Now some people will say that what I’ve supposed in the previous paragraph is incoherent. That shouldn’t stop us treating it as a supposition. The supposition that there’s a largest prime entails all propositions, but we can sensibly suppose it. More directly, I think there are plenty of examples where something like the previous paragraph could be true. Assume, for example, that D3 and D4 had a rather bad statistics professor in detective school, and this professor told them that a certain statistical method was usable in cases like this, when in fact it was not. Using the method would increase the apparent probability that the chef is the accomplice from 0.7 to 0.95. D3 and D4 aren’t statistics experts, so their evidence suggests that this method works. But in fact, since the professor was wrong, the method doesn’t really increase the likelihood that the chef was the accomplice.

Let p be the proposition that the chef was the accomplice, and E the evidence D3 and D4 have. Let’s assume, for simplicity, that D3 and D4 have correctly identified E. Then consider the following four attitudes:

  1. D3’s credence of 0.95 in p.
  2. D4’s credence of 0.7 in p.
  3. D3’s belief that E supports p to degree 0.95.
  4. D4’s belief that E supports p to degree 0.7.

State 1 does not track the evidence; state 3 does. So by Leibniz’s Law, states 1 and 3 must be different states. Similarly, states 2 and 4 must be different states.

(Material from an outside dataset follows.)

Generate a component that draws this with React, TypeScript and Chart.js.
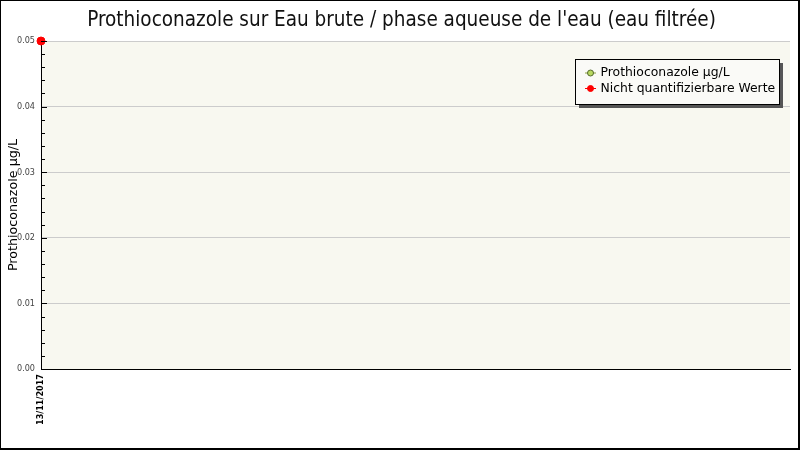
import React, { useEffect, useRef } from "react";
import { Chart, registerables } from "chart.js";

Chart.register(...registerables);

const TITLE = "Prothioconazole sur Eau brute / phase aqueuse de l'eau (eau filtrée)";
const Y_TITLE = "Prothioconazole µg/L";
const categories = ["13/11/2017"];
const measuredLabel = "Prothioconazole µg/L";
const measuredValues: (number | null)[] = [null];
const nqLabel = "Nicht quantifizierbare Werte";
const nqValues: (number | null)[] = [0.05];
const yMin = 0;
const yMax = 0.05;
const yStep = 0.01;
const yMinorStep = 0.002;

const FONT = "'DejaVu Sans', sans-serif";
const FONT_C = "'DejaVu Sans Condensed', 'DejaVu Sans', sans-serif";

const decorPlugin = {
  id: "decor",
  beforeDraw(chart: any) {
    const { ctx, chartArea } = chart;
    ctx.save();
    ctx.fillStyle = "#ffffff";
    ctx.fillRect(0, 0, chart.width, chart.height);
    ctx.fillStyle = "#f8f8f0";
    ctx.fillRect(chartArea.left, chartArea.top, chartArea.right - chartArea.left, chartArea.bottom - chartArea.top);
    ctx.restore();
  },
  afterDraw(chart: any) {
    const { ctx, chartArea } = chart;
    const y = chart.scales.y;
    ctx.save();
    ctx.strokeStyle = "#000";
    ctx.lineWidth = 1;
    const n = Math.round((yMax - yMin) / yMinorStep);
    for (let i = 0; i <= n; i++) {
      const v = yMin + i * yMinorStep;
      const py = Math.round(y.getPixelForValue(v)) + 0.5;
      const major = i % Math.round(yStep / yMinorStep) === 0;
      ctx.beginPath();
      ctx.moveTo(chartArea.left, py);
      ctx.lineTo(chartArea.left + (major ? 6 : 4), py);
      ctx.stroke();
    }
    ctx.fillStyle = "#111";
    ctx.font = `20.5px ${FONT_C}`;
    ctx.textAlign = "center";
    ctx.textBaseline = "alphabetic";
    ctx.fillText(TITLE, 401.5, 26);
    ctx.fillStyle = "#000";
    ctx.save();
    ctx.translate(16.5, (chartArea.top + chartArea.bottom) / 2);
    ctx.rotate(-Math.PI / 2);
    ctx.font = `12.7px ${FONT}`;
    ctx.fillText(Y_TITLE, 0, 0);
    ctx.restore();
    const lx = 575, ly = 59, lw = 204, lh = 45;
    ctx.fillStyle = "#555";
    ctx.fillRect(lx + 4, ly + 4, lw, lh);
    ctx.fillStyle = "#fafaf7";
    ctx.fillRect(lx, ly, lw, lh);
    ctx.strokeStyle = "#000";
    ctx.strokeRect(lx + 0.5, ly + 0.5, lw, lh);
    const items = chart.data.datasets.map((d: any) => ({
      label: d.label,
      fill: d.pointBackgroundColor,
      stroke: d.pointBorderColor,
      line: d.legendLine,
    }));
    items.forEach((it: any, i: number) => {
      const cy = ly + 14 + i * 15.5;
      ctx.strokeStyle = it.line;
      ctx.lineWidth = 1;
      ctx.beginPath();
      ctx.moveTo(585, cy);
      ctx.lineTo(596, cy);
      ctx.stroke();
      ctx.beginPath();
      ctx.arc(590.5, cy, 3, 0, Math.PI * 2);
      ctx.fillStyle = it.fill;
      ctx.fill();
      ctx.strokeStyle = it.stroke;
      ctx.stroke();
      ctx.fillStyle = "#000";
      ctx.font = `12.4px ${FONT}`;
      ctx.textAlign = "left";
      ctx.textBaseline = "middle";
      ctx.fillText(it.label, 600.5, cy);
    });
    ctx.strokeStyle = "#000";
    ctx.lineWidth = 1;
    ctx.strokeRect(0.5, 0.5, chart.width - 1.5, chart.height - 1.5);
    ctx.lineWidth = 2;
    ctx.beginPath();
    ctx.moveTo(chart.width - 1, 0);
    ctx.lineTo(chart.width - 1, chart.height - 1);
    ctx.lineTo(0, chart.height - 1);
    ctx.stroke();
    ctx.restore();
  },
};

export default function App() {
  const ref = useRef<HTMLCanvasElement>(null);
  useEffect(() => {
    document.body.style.margin = "0";
    const chart = new Chart(ref.current!, {
      type: "line",
      data: {
        labels: categories,
        datasets: [
          {
            label: measuredLabel,
            data: measuredValues,
            showLine: false,
            pointRadius: 3,
            pointBackgroundColor: "#b8d860",
            pointBorderColor: "#556b2f",
            borderColor: "#556b2f",
            legendLine: "#8aa040",
          } as any,
          {
            label: nqLabel,
            data: nqValues,
            showLine: false,
            pointRadius: 4,
            pointBackgroundColor: "#ff0000",
            pointBorderColor: "#ff0000",
            borderColor: "#ff0000",
            legendLine: "#ff0000",
            clip: false,
          } as any,
        ],
      },
      options: {
        animation: false,
        responsive: false,
        devicePixelRatio: 1,
        layout: { padding: { top: 41, right: 10, left: 0, bottom: 0 } },
        plugins: { legend: { display: false }, title: { display: false }, tooltip: { enabled: false } },
        scales: {
          x: {
            type: "category",
            offset: false,
            grid: { display: false, drawTicks: false },
            border: { display: true, color: "#000", width: 1 },
            ticks: {
              maxRotation: 90,
              minRotation: 90,
              padding: 5,
              color: "#000",
              font: { family: FONT_C, size: 9, weight: "bold" },
            },
            afterFit: (s: any) => { s.height = 81; },
          },
          y: {
            min: yMin,
            max: yMax,
            grid: { color: "#cccccc", drawTicks: false },
            border: { display: true, color: "#000", width: 1 },
            ticks: {
              stepSize: yStep,
              padding: 6,
              color: "#444",
              font: { family: FONT_C, size: 9 },
              callback: (v: any) => Number(v).toFixed(2),
            },
            afterFit: (s: any) => { s.width = 41; },
          },
        },
      },
      plugins: [decorPlugin],
    });
    return () => chart.destroy();
  }, []);
  return (
    <div style={{ position: "absolute", left: 0, top: 0, width: 800, height: 450 }}>
      <canvas ref={ref} width={800} height={450} style={{ width: 800, height: 450 }} />
    </div>
  );
}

I’ve been doing quite a bit of work on the evidential significance of cognitive states like states 1 through 4. (Short answer: whatever significance there is will generally be screened by the evidence the state is based on.) I’ve usually called this work on the evidential significance of judgments. I think this is an OK bit of terminology, though it’s a bit tricky to call states 1 and 2 judgments. After all, we normally think of judgments as having propositional content, and the content of the judgment characterising the state. But there’s no way to do that with both 1 and 2. If we say that the content of the judgment is p, then we can’t distinguish a state like 1 from a state like 2. (I think that’s not a terrible result, but it is odd.) If we say the content of the judgment is that p is supported by E to a certain degree, then we have no way to distinguish a state like 1 from a state like 3. And we proved in the previous paragraph that they were distinct. If we say the content of the judgment is p, we have to say that judgments come in degrees. If we say that the content of the judgment is a proposition about the force of E, we violate Leibniz’s Law. It’s bad to be illogical, so I adopt the first of these options.

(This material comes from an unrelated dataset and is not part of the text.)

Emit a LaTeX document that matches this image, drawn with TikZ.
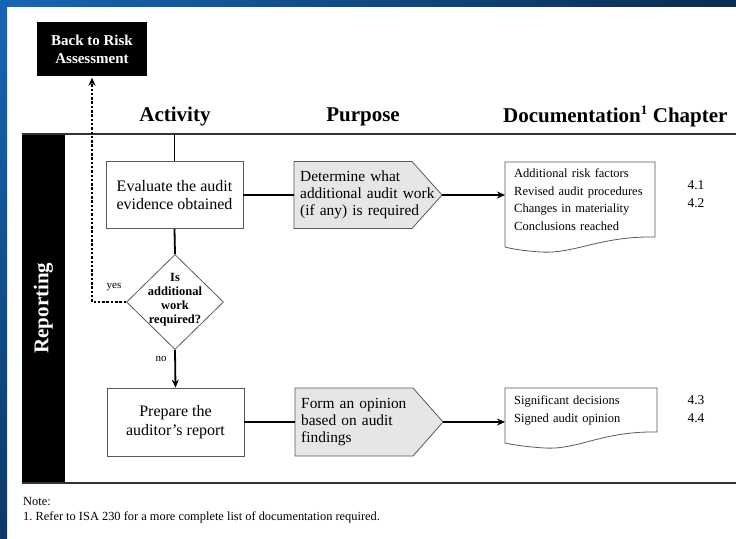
\documentclass[tikz,border=0pt]{standalone}
\usepackage{fontspec}
\setmainfont{Liberation Serif}
\usetikzlibrary{arrows.meta,shapes.geometric}
\definecolor{frameA}{HTML}{1666B6}
\definecolor{frameB}{HTML}{0B2C4F}
\definecolor{frameC}{HTML}{0C3966}
\definecolor{purpfill}{HTML}{E6E6E6}
\definecolor{edge}{HTML}{5A5A5A}
\begin{document}
\begin{tikzpicture}[x=1pt,y=-1pt,
  actbox/.style={draw=edge,line width=0.8pt,fill=white,minimum width=137pt,minimum height=67pt,
    align=center,inner sep=0pt,font=\fontsize{16}{18.5}\selectfont},
  purptext/.style={anchor=west,inner xsep=6pt,inner ysep=0pt,text width=140pt,align=left,
    font=\fontsize{15.4}{16.8}\selectfont},
  purpshape/.style={draw=edge,line width=0.8pt,fill=purpfill},
  doctext/.style={anchor=north west,inner xsep=9pt,inner ysep=0pt,text width=134pt,align=left,
    font=\fontsize{12.5}{17.8}\selectfont},
  docshape/.style={draw=edge,line width=0.8pt,fill=white},
  chap/.style={align=center,inner sep=0pt,font=\fontsize{13.5}{18}\selectfont},
  header/.style={inner sep=0pt,font=\bfseries\fontsize{21}{24}\selectfont},
  conn/.style={line width=1.8pt,black},
  arr/.style={line width=1.8pt,black,-{Stealth[length=8pt,width=7pt]}},
  dasharr/.style={line width=1.4pt,black,dash pattern=on 2.5pt off 1.8pt,-{Stealth[length=8pt,width=7pt]}},
  small/.style={inner sep=0pt,font=\fontsize{11}{13}\selectfont},
  notetext/.style={inner sep=0pt,anchor=west,font=\fontsize{12.4}{14}\selectfont},
  rule/.style={line width=2pt,black!80}
]
\useasboundingbox (0,0) rectangle (736,538);
\fill[white] (0,0) rectangle (736,538);
% frame
\shade[left color=frameA,right color=frameB] (0,0) rectangle (736,6);
\shade[top color=frameA,bottom color=frameC] (0,0) rectangle (7,538);

% back box
\node[fill=black,text=white,minimum width=110pt,minimum height=54pt,align=center,inner sep=0pt,
  font=\bfseries\fontsize{15}{18}\selectfont] (back) at (92,49) {Back to Risk\\Assessment};

% headers
\node[header] (hact) at (175,116.5) {Activity};
\node[header] (hpur) at (363,116.5) {Purpose};
\node[header,anchor=west] (hdoc) at (503,116.5) {Documentation\textsuperscript{\fontsize{13}{13}\selectfont 1}\hspace{5pt}Chapter};

% band and rules
\fill[black] (22,134) rectangle (65,483);
\node[rotate=90,text=white,inner sep=0pt,font=\bfseries\fontsize{21}{24}\selectfont] (band) at (43.5,308) {Reporting};
\draw[rule] (22,134) -- (736,134);
\draw[rule] (22,483) -- (736,483);
\coordinate (tl) at (174.5,134);

% purpose shapes
\draw[purpshape] (294,161.5) -- (412,161.5) -- (442,195) -- (412,228.5) -- (294,228.5) -- cycle;
\draw[purpshape] (295,388) -- (413,388) -- (443,422) -- (413,456) -- (295,456) -- cycle;
\coordinate (h1tip) at (442,195);
\coordinate (h2tip) at (443,422);

% documentation shapes
\draw[docshape] (505,162) -- (655,162) -- (655,237)
  .. controls (600,236) and (575,254) .. (541,252)
  .. controls (525,251) and (512,249) .. (505,247) -- cycle;
\draw[docshape] (505,388) -- (657,388) -- (657,432)
  .. controls (602,431) and (578,450) .. (545,448)
  .. controls (528,447) and (514,445) .. (505,443) -- cycle;

% nodes
\node[actbox] (e) at (174.5,195) {Evaluate the audit\\evidence obtained};
\node[actbox,minimum width=137pt,minimum height=68pt] (p) at (175.5,422) {Prepare the\\auditor’s report};
\node[purptext] (h1) at (294,195) {Determine what\\additional audit work\\(if any) is required};
\node[purptext] (h2) at (295,422) {Form an opinion\\based on audit\\findings};
\node[doctext,minimum height=75pt] (d1) at (505,162) {Additional risk factors\\Revised audit procedures\\Changes in materiality\\Conclusions reached};
\node[doctext,minimum height=44pt] (d2) at (505,388) {Significant decisions\\Signed audit opinion};
\node[chap] (c1) at (696,194) {4.1\\4.2};
\node[chap] (c2) at (696,409) {4.3\\4.4};

% decision
\node[diamond,draw=edge,line width=0.8pt,fill=white,minimum width=97pt,minimum height=95pt,inner sep=0pt] (q) at (175,302) {};
\node[align=center,inner sep=0pt,font=\bfseries\fontsize{12.5}{14}\selectfont] (qt) at (175,300) {Is\\additional\\work\\required?};
\node[small] (yes) at (114,287) {yes};
\node[small] (no) at (161,359) {no};

% connectors
\draw[conn] (tl) -- (e.north);
\draw[conn] (e.south) -- (q.north);
\draw[arr] (q.south) -- (p.north);
\draw[conn] (e.east) -- (h1.west);
\draw[conn] (p.east) -- (h2.west);
\draw[arr] (h1tip) -- (h1tip -| d1.west);
\draw[arr] (h2tip) -- (h2tip -| d2.west);
\draw[dasharr,shorten >=1.5pt] (q.west) -- (q.west -| back.south) -- (back.south);

% note
\node[notetext] (note) at (23,502) {Note:};
\node[notetext] (note1) at (23,517) {1.\ Refer to ISA 230 for a more complete list of documentation required.};
\end{tikzpicture}
\end{document}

There’s another argument for 1 and 3 being separate states, namely that they have separate contents. But I don’t think that’s overly compelling on its own. After all, it isn’t quite clear what the content of 1 is. In the previous paragraph I argued that it’s p, but that argument rests on the Leibniz’s Law argument. So I think the Leibniz’s Law argument does all the work here.

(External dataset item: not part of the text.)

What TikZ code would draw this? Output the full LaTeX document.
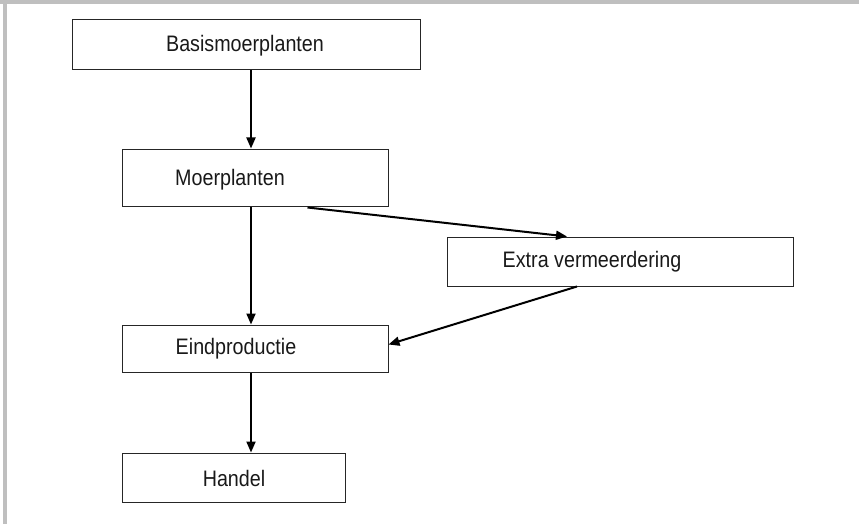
\documentclass[tikz,border=0pt]{standalone}
\usepackage{fontspec}
\setmainfont{Liberation Sans}[FakeStretch=0.88]
\usetikzlibrary{arrows.meta}
\begin{document}
\begin{tikzpicture}[x=1pt,y=-1pt,
  box/.style={draw=black!85,line width=1pt,minimum width=#1,inner sep=0pt,rectangle},
  txt/.style={inner sep=0pt,font=\fontsize{22.4}{26}\selectfont,text=black!90},
  arr/.style={line width=2pt,-{Triangle[length=11pt,width=9pt]}}]
\useasboundingbox (0,0) rectangle (859,524);
\fill[black!25] (0,0) rectangle (859,4);
\fill[black!25] (3,0) rectangle (7,524);
% boxes
\node[box=348pt,minimum height=50pt] (basis) at (246,45) {};
\node[box=266pt,minimum height=57pt] (moer) at (255,177.5) {};
\node[box=346pt,minimum height=49pt] (extra) at (620,261.5) {};
\node[box=266pt,minimum height=47pt] (eind) at (255,348.5) {};
\node[box=223pt,minimum height=49pt] (handel) at (233.5,477.5) {};
% texts
\node[txt] (tbasis) at (245,46) {Basismoerplanten};
\node[txt] (tmoer) at (230,180) {Moerplanten};
\node[txt] (textra) at (592,262) {Extra vermeerdering};
\node[txt] (teind) at (236,349) {Eindproductie};
\node[txt] (thandel) at (234,478) {Handel};
% arrows
\draw[arr] (basis.south -| 251,0) -- (moer.north -| 251,0);
\draw[arr] (moer.south -| 251,0) -- (eind.north -| 251,0);
\draw[arr] (eind.south -| 251,0) -- (handel.north -| 251,0);
\coordinate (m1) at ([xshift=186pt,yshift=-1pt]moer.south west);
\draw[arr] (m1) -- (extra.north -| 567,0);
\coordinate (e1) at (extra.south -| 577,0);
\draw[arr] (e1) -- ([yshift=4pt]eind.east);
\end{tikzpicture}
\end{document}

If D3 says, “Almost certainly, p”, is she expressing state 1 or state 3? I think she could be expressing either of them. That’s to say, “Almost certainly, p” is a reasonable enough way of expressing 1, and a reasonable enough way of expressing 3. In the past I’ve gone on at some length defending broadly cognitive accounts of statements like “Almost certainly, p”, arguing that they must be interpreted as expressions of state 3. But I no longer think there are good arguments for that position.

The main argument for such a position is a variant on the general Frege-Geach argument against expressivism. If we thought that expressions like “Almost certainly, p” only ever expressed states like 1, then we wouldn’t be able to give them truth-conditions (apart from p) and hence we’d have a hard time embedding them in more complex sentences. But if we think that whenever such an expression is, say, the antecedent of a conditional it gets interpreted as having the same meaning as the content of the belief in state 3, we don’t have any problem with explaning embedding. So I now think the force of an utterance like “Almost certainly, p” just varies. Sometimes it expresses a belief about evidential probabilities, and sometimes it expresses a credence.